Kennedy’s superior efficiency, power and automation lower lifecycle costs and expand combat capability, ensuring the U.S. Navy can sustain a 12‑carrier fleet and integrate next‑generation weapons well into the 2070s.
Huntington Ingalls Industries announced that the USS John F. Kennedy (CVN‑79) has successfully completed its builder’s sea trials, marking the first full‑scale test of the second Gerald R. Ford‑class carrier. The trials, conducted at Newport News Shipbuilding, verified core systems and demonstrated the ship’s readiness to replace the aging USS Nimitz.
The Ford‑class introduces a suite of generational upgrades: a redesigned hull that corrects the Nimitz‑class stability deficit, a high‑degree of automation that trims the crew by roughly 700 sailors, and an estimated $4 billion reduction in operating costs over a 50‑year life span. Electromagnetic Aircraft Launch System (EMALS) and Advanced Arresting Gear (AAG) replace steam catapults and hydraulic arrestors, delivering smoother launch and recovery cycles and supporting up to 33 % more daily sorties.

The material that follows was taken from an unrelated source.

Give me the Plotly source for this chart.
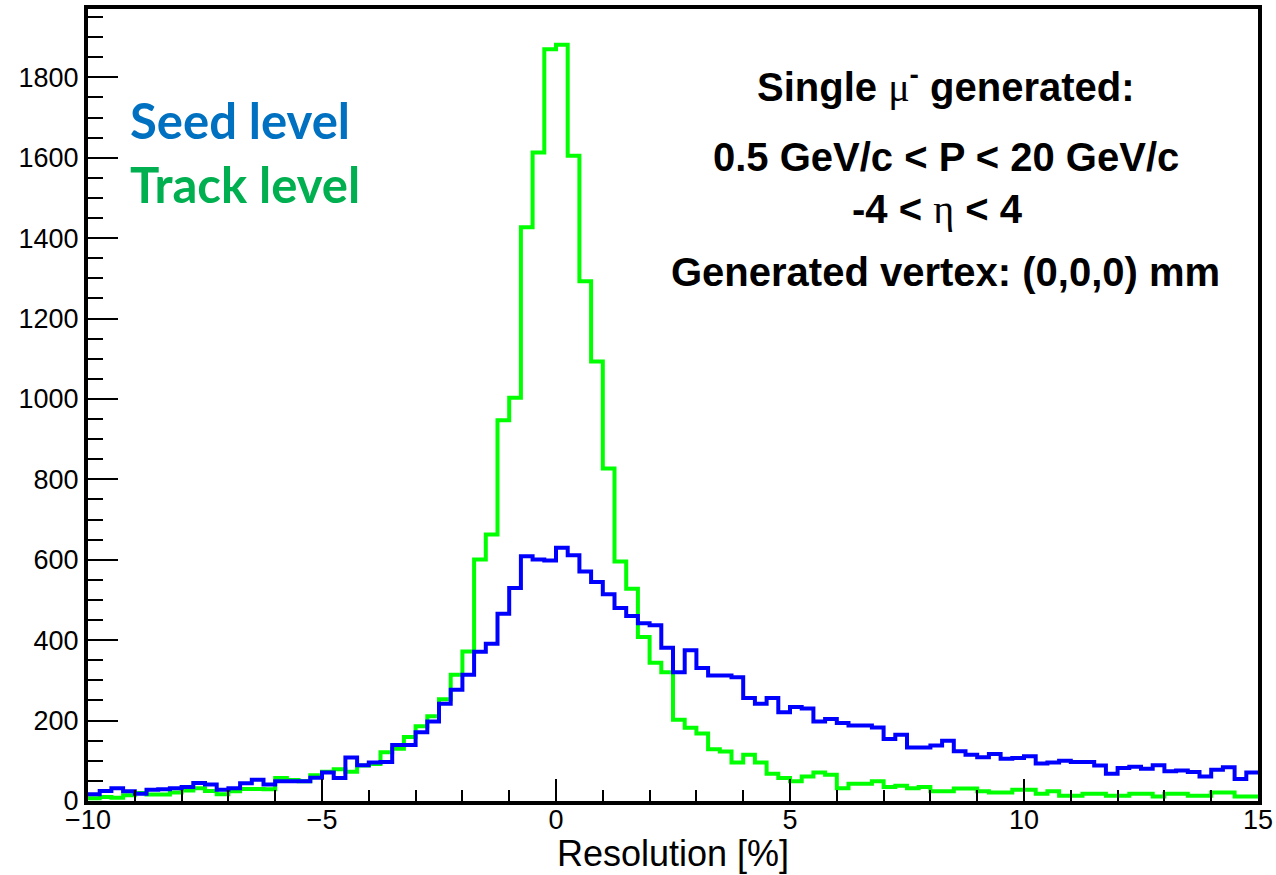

Derek Murphy, vice president of new construction at Newport News, praised the sea‑going test as “a testament to the grit and determination of the world’s finest shipbuilders.” A 2005 RAND study warned that incremental upgrades had raised the Nimitz‑class center of gravity, a problem the Kennedy’s balanced design resolves. The carrier also benefits from two Bechtel A1B nuclear reactors—each producing roughly 300 MW, three times the output of Nimitz reactors—and the Enterprise Air Surveillance Radar, a digital AESA system that offers dramatically higher sensitivity and track capacity.

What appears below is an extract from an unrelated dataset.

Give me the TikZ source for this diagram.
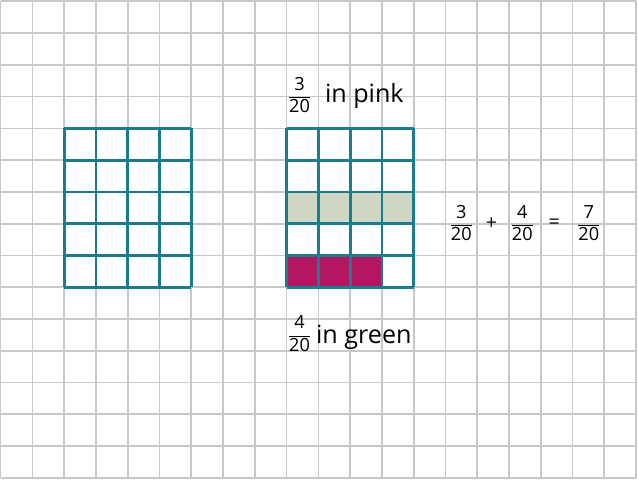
\documentclass[tikz,border=0pt]{standalone}
\usepackage{fontspec}
\usepackage{amsmath}
\setmainfont{Open Sans}
\usetikzlibrary{positioning}
\definecolor{gridgray}{RGB}{200,200,200}
\definecolor{barteal}{RGB}{24,125,143}
\definecolor{fillpink}{RGB}{181,22,98}
\definecolor{fillgreen}{RGB}{207,214,196}
\tikzset{
  paper/.style={gridgray, line width=1.2pt},
  model/.style={barteal, line width=2pt},
  fractext/.style={font=\fontsize{13}{15}\selectfont, inner sep=0pt},
  optext/.style={font=\fontsize{14}{16}\selectfont, inner sep=0pt},
  labeltext/.style={font=\fontsize{18}{21}\selectfont, inner sep=0pt},
}
\newcommand{\fr}[2]{$\displaystyle\frac{\text{#1}}{\text{#2}}$}
\begin{document}
\begin{tikzpicture}[scale=0.8]
  \useasboundingbox (-0.02,-0.04) rectangle (20.06,15.04);
  % grid paper
  \draw[paper] (0,0) grid (20,15);
  % shaded parts
  \fill[fillgreen] (9,8) rectangle (13,9);
  \fill[fillpink] (9,6) rectangle (12,7);
  % the two models
  \draw[model] (2,6) grid (6,11);
  \draw[model] (9,6) grid (13,11);
  % labels
  \node[fractext] (pinkfrac) at (9.41,12.05) {\fr{3}{20}};
  \node[labeltext, anchor=base west] (pinktext) at (10.2,11.81) {in pink};
  \node[fractext] (greenfrac) at (9.41,4.53) {\fr{4}{20}};
  \node[labeltext, anchor=base west] (greentext) at (9.92,4.24) {in green};
  % the sum
  \node[fractext] (sumA) at (14.5,8.02) {\fr{3}{20}};
  \node[optext] (plus) at (15.45,8.0) {+};
  \node[fractext] (sumB) at (16.42,8.02) {\fr{4}{20}};
  \node[optext] (equals) at (17.42,8.0) {=};
  \node[fractext] (sumC) at (18.51,8.02) {\fr{7}{20}};
\end{tikzpicture}
\end{document}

These advances secure the Navy’s goal of preserving a 12‑carrier fleet while cutting manpower, fuel and maintenance burdens, and they create ample power headroom for future technologies such as directed‑energy weapons. In effect, Kennedy sets a new baseline for carrier survivability, operational tempo, and cost‑effectiveness, shaping the strategic posture of the U.S. surface fleet for the next half‑century.